On December 5, 2022, the Company entered into a purchase agreement with Lincoln Park Capital Fund, LLC (“LPC” and the “2022 Commitment Purchase Agreement”). Pursuant to the purchase agreement, LPC agreed to subscribe for up to $10.0 million of the Company’s common shares over the 24-month term of the purchase agreement. As consideration for LPC’s irrevocable commitment to purchase common shares upon the terms of and subject to satisfaction of the conditions set forth in the 2022 Commitment Purchase Agreement, the Company agreed to issue 2,500 common shares immediately to LPC as commitment shares. In 2023, the Company issued an aggregate of 17,500 common shares for aggregate proceeds of $854,475 and in 2024 the Company issued an aggregate of 1,286,279 common shares for aggregate proceeds of $1,720,930 to LPC under the 2022 Commitment Purchase Agreement. The 2022 Commitment Purchase Agreement expired on January 1, 2025.

 

As of December 31, 2024, the fair value of the warrants issued in the January 2018 Registered Offering amounted to zero.

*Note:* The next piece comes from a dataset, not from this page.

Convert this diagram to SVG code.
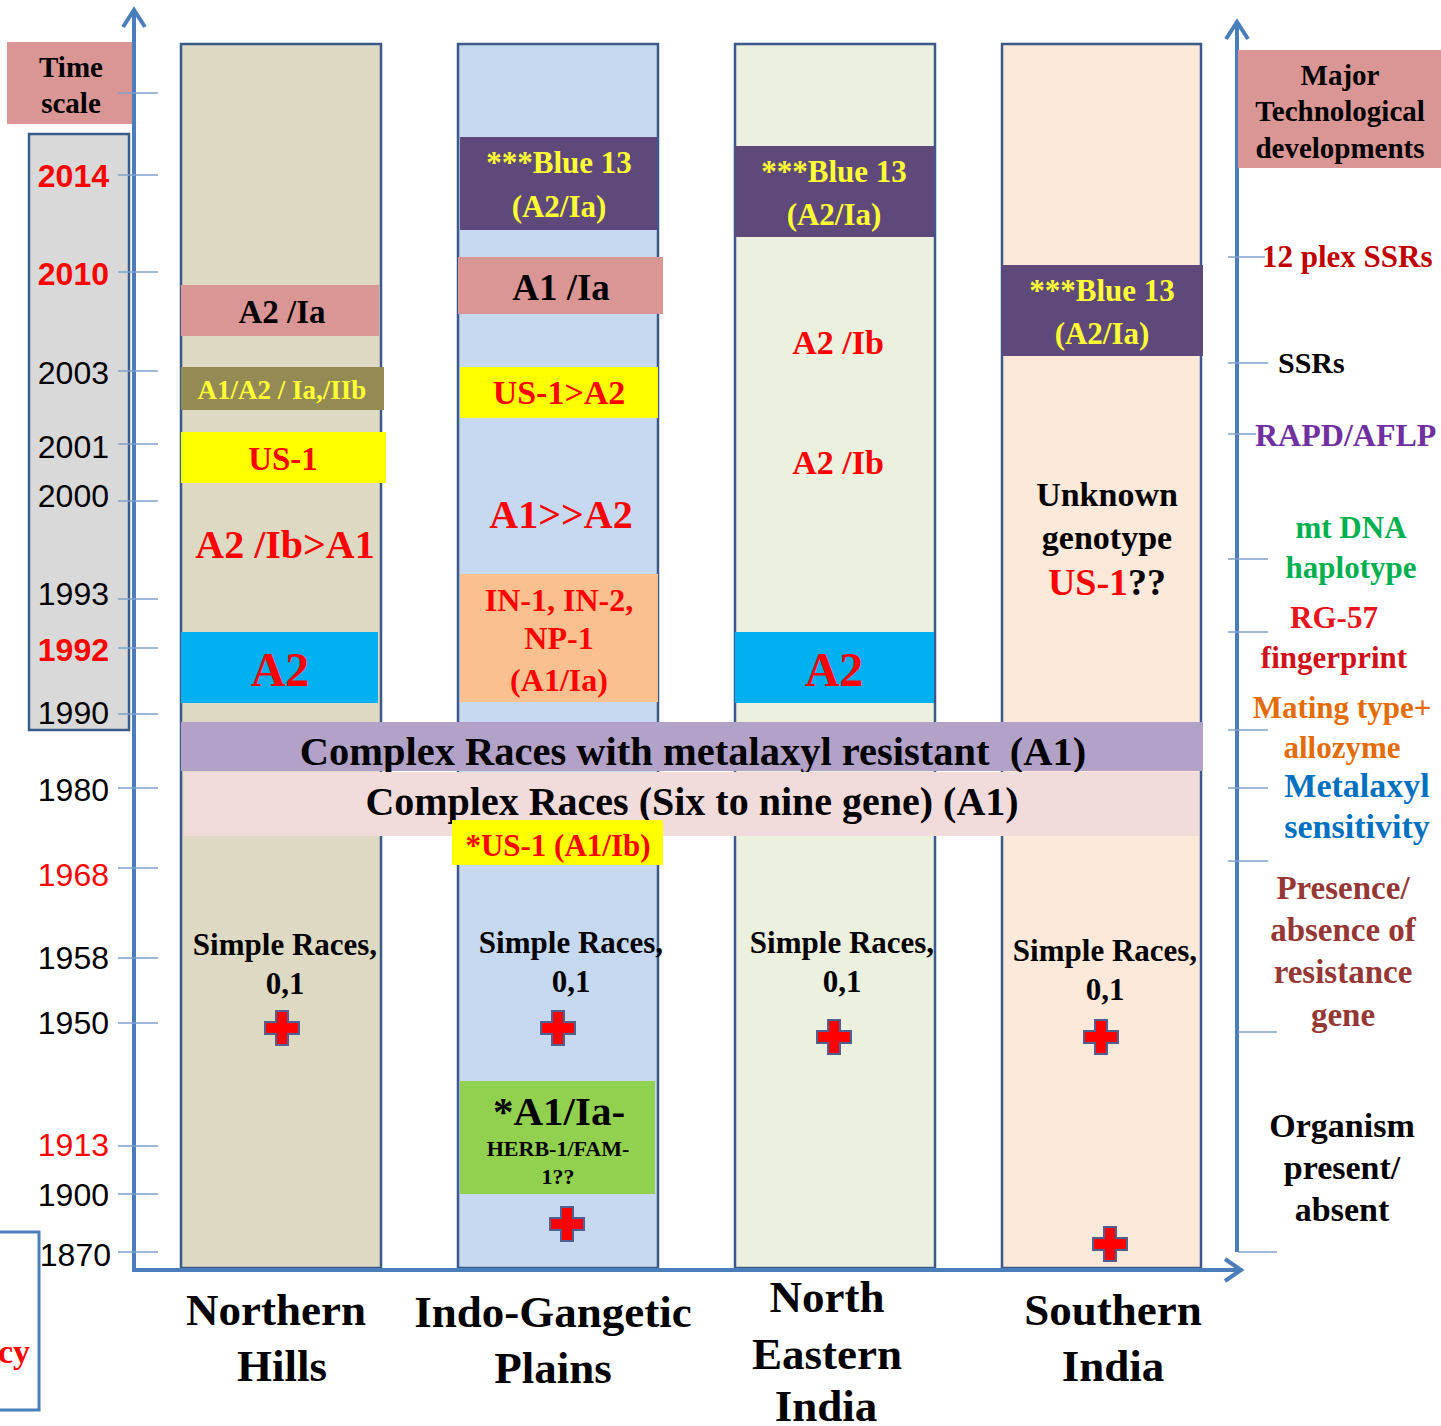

The warrants expired unexercised on January 30, 2025.

 

Issue of common shares under the Equity Incentive Plan

 

In the first six months of 2025, the Company issued, in lieu of a cash bonus, 1,053,392 common shares at the prevailing market rate of $0.05 each to one member of the Executive Management Committee.

 

Issue of common shares upon exercise of options

 

During the six months ended June 30, 2025, no options were exercised.